A South Korean court has rejected the appeal lodged by a former baseball pitcher who was convicted for engaging in an illegal online gambling operation.
An Ji-Man, a former pitcher for the Samsung Lions in the Korea Baseball Organization (KBO), was indicted in September last year over allegations that he gave KRW160 million (US$146,000) to a friend who went on to launch an illegal betting site.
In February, An was sentenced to eight months in prison, suspended for two years.
The former pitcher appealed the ruling, but the Daegu District court said An deserved the initial sentence “based on court testimonies and other evidence,” Yonhap News Agency reported.
The illegal gambling investigation has prompted the Lions to remove An off their active roster, while the KBO temporarily suspended the player from joining baseball activities.

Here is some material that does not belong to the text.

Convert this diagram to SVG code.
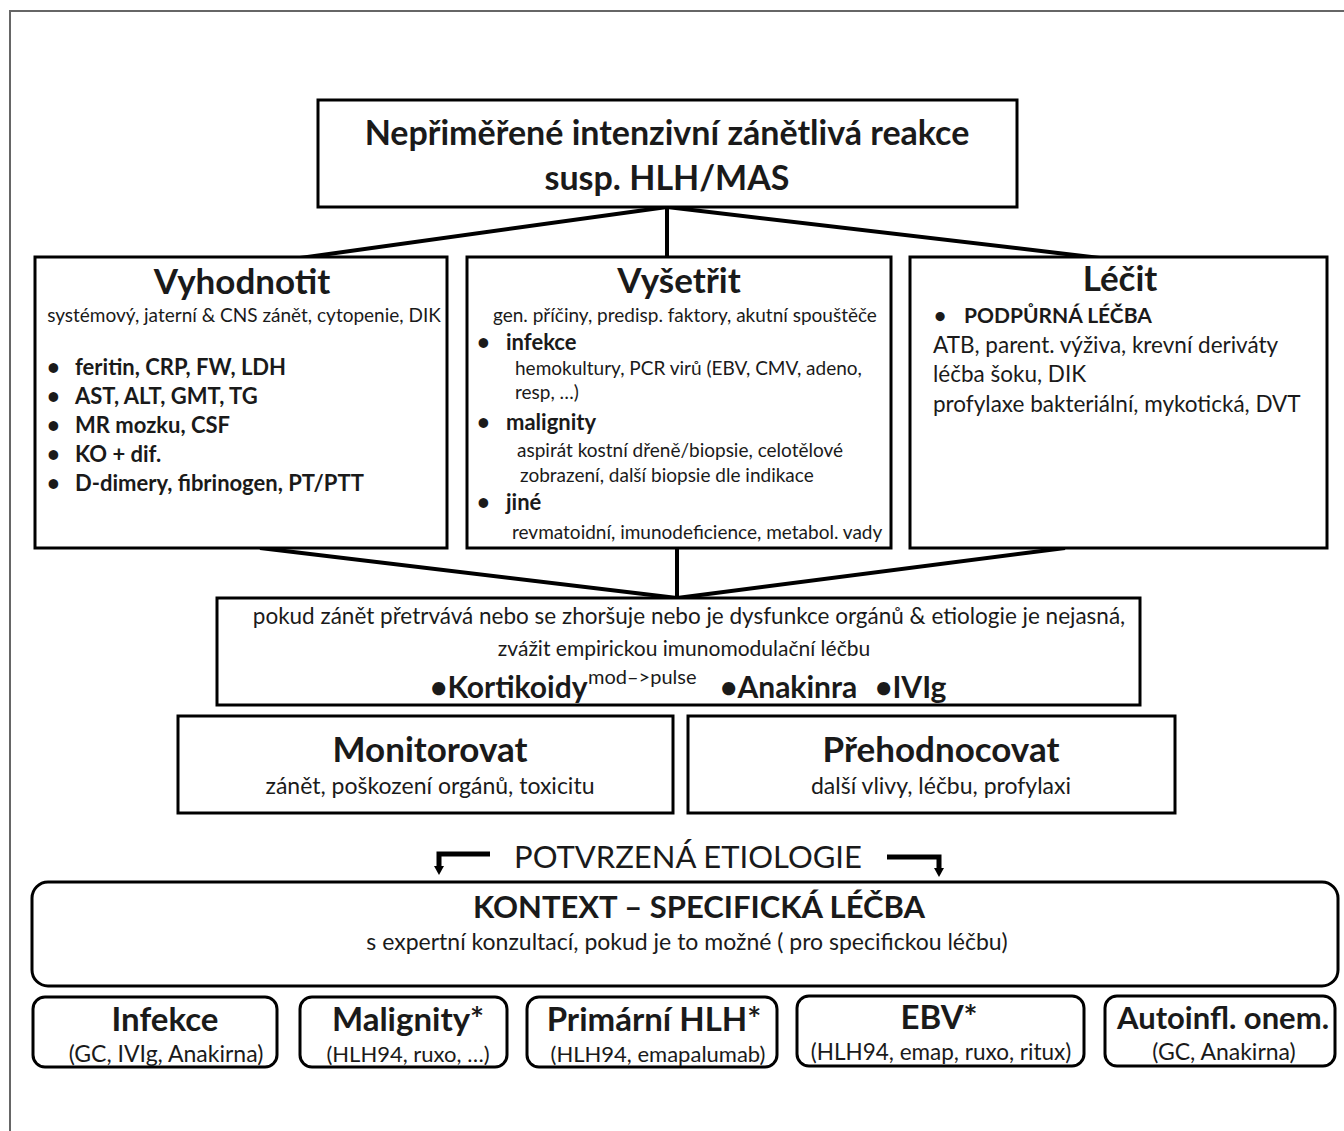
<svg xmlns="http://www.w3.org/2000/svg" width="1344" height="1131" viewBox="0 0 1344 1131">
<defs>
<style>
text{font-family:Lato,"Liberation Sans",sans-serif;fill:#1a1a1a}
.b{font-weight:700}
.box{fill:#fff;stroke:#000;stroke-width:3}
.conn{stroke:#000;stroke-width:4;fill:none}
.c{text-anchor:middle}
.t1{font-size:34px;font-weight:700}
.h{font-size:35px;font-weight:700}
.h2{font-size:35px;font-weight:700}
.hs{font-size:33px;font-weight:700}
.sub{font-size:19px}
.s23{font-size:23px}
.bl{font-size:22px;font-weight:700}
.l22{font-size:22.5px}
</style>
</defs>
<rect x="0" y="0" width="1344" height="1131" fill="#fff"/>
<path d="M10,1131 V11 H1344" fill="none" stroke="#666" stroke-width="2"/>

<g id="connectors">
<line class="conn" x1="667" y1="207" x2="300" y2="258"/>
<line class="conn" x1="667" y1="207" x2="667" y2="258"/>
<line class="conn" x1="667" y1="207" x2="1100" y2="258"/>
<line class="conn" x1="260" y1="548" x2="677" y2="598"/>
<line class="conn" x1="677" y1="548" x2="677" y2="598"/>
<line class="conn" x1="1065" y1="548" x2="677" y2="598"/>
<path d="M490,854 H439 V867" stroke="#000" stroke-width="5" fill="none"/>
<path d="M434,866 L444,866 L439,875 z" fill="#000"/>
<path d="M887,857 H939 V869" stroke="#000" stroke-width="5" fill="none"/>
<path d="M934,868 L944,868 L939,877 z" fill="#000"/>
</g>

<g id="top">
<rect class="box" x="318" y="100" width="699" height="107"/>
<text class="t1 c" x="667" y="145">Nepřiměřené intenzivní zánětlivá reakce</text>
<text class="t1 c" x="667" y="190">susp. HLH/MAS</text>
</g>

<g id="vyhodnotit">
<rect class="box" x="35" y="257" width="412" height="291"/>
<text class="h c" x="242" y="294">Vyhodnotit</text>
<text class="sub c" x="244" y="322">systémový, jaterní &amp; CNS zánět, cytopenie, DIK</text>
<text class="bl" x="47" y="375">•</text><text class="bl" x="75" y="375">feritin, CRP, FW, LDH</text>
<text class="bl" x="47" y="404">•</text><text class="bl" x="75" y="404">AST, ALT, GMT, TG</text>
<text class="bl" x="47" y="433">•</text><text class="bl" x="75" y="433">MR mozku, CSF</text>
<text class="bl" x="47" y="462">•</text><text class="bl" x="75" y="462">KO + dif.</text>
<text class="bl" x="47" y="491">•</text><text class="bl" x="75" y="491">D-dimery, fibrinogen, PT/PTT</text>
</g>

<g id="vysetrit">
<rect class="box" x="467" y="257" width="424" height="291"/>
<text class="h c" x="679" y="293">Vyšetřit</text>
<text class="sub" x="493" y="322">gen. příčiny, predisp. faktory, akutní spouštěče</text>
<text class="bl" x="477" y="350">•</text><text class="bl" x="506" y="350">infekce</text>
<text class="sub" x="515" y="375">hemokultury, PCR virů (EBV, CMV, adeno,</text>
<text class="sub" x="515" y="399">resp, …)</text>
<text class="bl" x="477" y="430">•</text><text class="bl" x="506" y="430">malignity</text>
<text class="sub" x="517" y="457">aspirát kostní dřeně/biopsie, celotělové</text>
<text class="sub" x="520" y="482">zobrazení, další biopsie dle indikace</text>
<text class="bl" x="477" y="510">•</text><text class="bl" x="506" y="510">jiné</text>
<text class="sub" x="512" y="539">revmatoidní, imunodeficience, metabol. vady</text>
</g>

<g id="lecit">
<rect class="box" x="910" y="257" width="417" height="291"/>
<text class="h c" x="1120" y="291">Léčit</text>
<text class="b" x="934" y="323" font-size="21">•</text>
<text class="b" x="964" y="323" font-size="21">PODPŮRNÁ LÉČBA</text>
<text class="l22" x="933" y="353">ATB, parent. výživa, krevní deriváty</text>
<text class="l22" x="933" y="382">léčba šoku, DIK</text>
<text class="l22" x="933" y="412">profylaxe bakteriální, mykotická, DVT</text>
</g>

<g id="empiricka">
<rect class="box" x="217" y="598" width="923" height="107"/>
<text class="l22 c" x="689" y="624">pokud zánět přetrvává nebo se zhoršuje nebo je dysfunkce orgánů &amp; etiologie je nejasná,</text>
<text class="c" font-size="21" x="684" y="656">zvážit empirickou imunomodulační léčbu</text>
<text class="b" font-size="30" x="430" y="698">•Kortikoidy</text>
<text font-size="20" x="588" y="684">mod–&gt;pulse</text>
<text class="b" font-size="30" x="720" y="698">•Anakinra</text>
<text class="b" font-size="30" x="875" y="698">•IVIg</text>
</g>

<g id="monitorovat">
<rect class="box" x="178" y="716" width="495" height="97"/>
<text class="c h2" x="430" y="762">Monitorovat</text>
<text class="c s23" x="430" y="794">zánět, poškození orgánů, toxicitu</text>
</g>

<g id="prehodnocovat">
<rect class="box" x="688" y="716" width="487" height="97"/>
<text class="c h2" x="941" y="762">Přehodnocovat</text>
<text class="c s23" x="941" y="794">další vlivy, léčbu, profylaxi</text>
</g>

<g id="potvrzena">
<text class="c" font-size="31" x="688" y="868">POTVRZENÁ ETIOLOGIE</text>
</g>

<g id="kontext">
<rect class="box" x="32" y="882" width="1306" height="104" rx="16"/>
<text class="c b" font-size="31" x="699" y="918">KONTEXT – SPECIFICKÁ LÉČBA</text>
<text class="c s23" x="687" y="950">s expertní konzultací, pokud je to možné ( pro specifickou léčbu)</text>
</g>

<g id="infekce">
<rect class="box" x="33" y="997" width="244" height="70" rx="12"/>
<text class="c hs" x="165" y="1031">Infekce</text>
<text class="c s23" x="166" y="1062">(GC, IVIg, Anakirna)</text>
</g>
<g id="malignity">
<rect class="box" x="300" y="997" width="207" height="70" rx="12"/>
<text class="c hs" x="408" y="1031">Malignity*</text>
<text class="c" font-size="22" x="408" y="1062">(HLH94, ruxo, …)</text>
</g>
<g id="primarni">
<rect class="box" x="527" y="997" width="250" height="70" rx="12"/>
<text class="c hs" x="654" y="1031">Primární HLH*</text>
<text class="c" font-size="22" x="658" y="1062">(HLH94, emapalumab)</text>
</g>
<g id="ebv">
<rect class="box" x="797" y="996" width="287" height="70" rx="12"/>
<text class="c hs" x="939" y="1029">EBV*</text>
<text class="c" font-size="22.5" x="941" y="1060">(HLH94, emap, ruxo, ritux)</text>
</g>
<g id="autoinfl">
<rect class="box" x="1105" y="996" width="230" height="70" rx="12"/>
<text class="c b" font-size="31" x="1223" y="1029">Autoinfl. onem.</text>
<text class="c s23" x="1224" y="1060">(GC, Anakirna)</text>
</g>
</svg>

The organization said “it would take additional steps as necessary, depending on court decisions.”
This is the second brush with illegal gambling recently for An, who was previously caught up in a scandal that saw multiple South Korean baseball stars accused of gambling in Macau casinos. South Korean law frowns on its citizens gambling abroad, although it tends to look the other way if the gambling is determined to be “just for momentary pleasure” rather than “habitual.”
Locally, online gambling is strictly against the rules in South Korea, which has led most South Korean-facing operators to base their operations in countries like Cambodia, Vietnam and Thailand. It’s unknown where An’s acquaintance based the site at the heart of the pitcher’s latest legal woes.
An was known as one of the most reliable setup men in South Korea, helping the country win the Asian Games gold medals in 2010 and 2014. The cases, however, has prompted the Lions to ask the KBO to allow the team to terminate its contract with An in July. The organization indefinitely suspended the right-hander from joining baseball activities.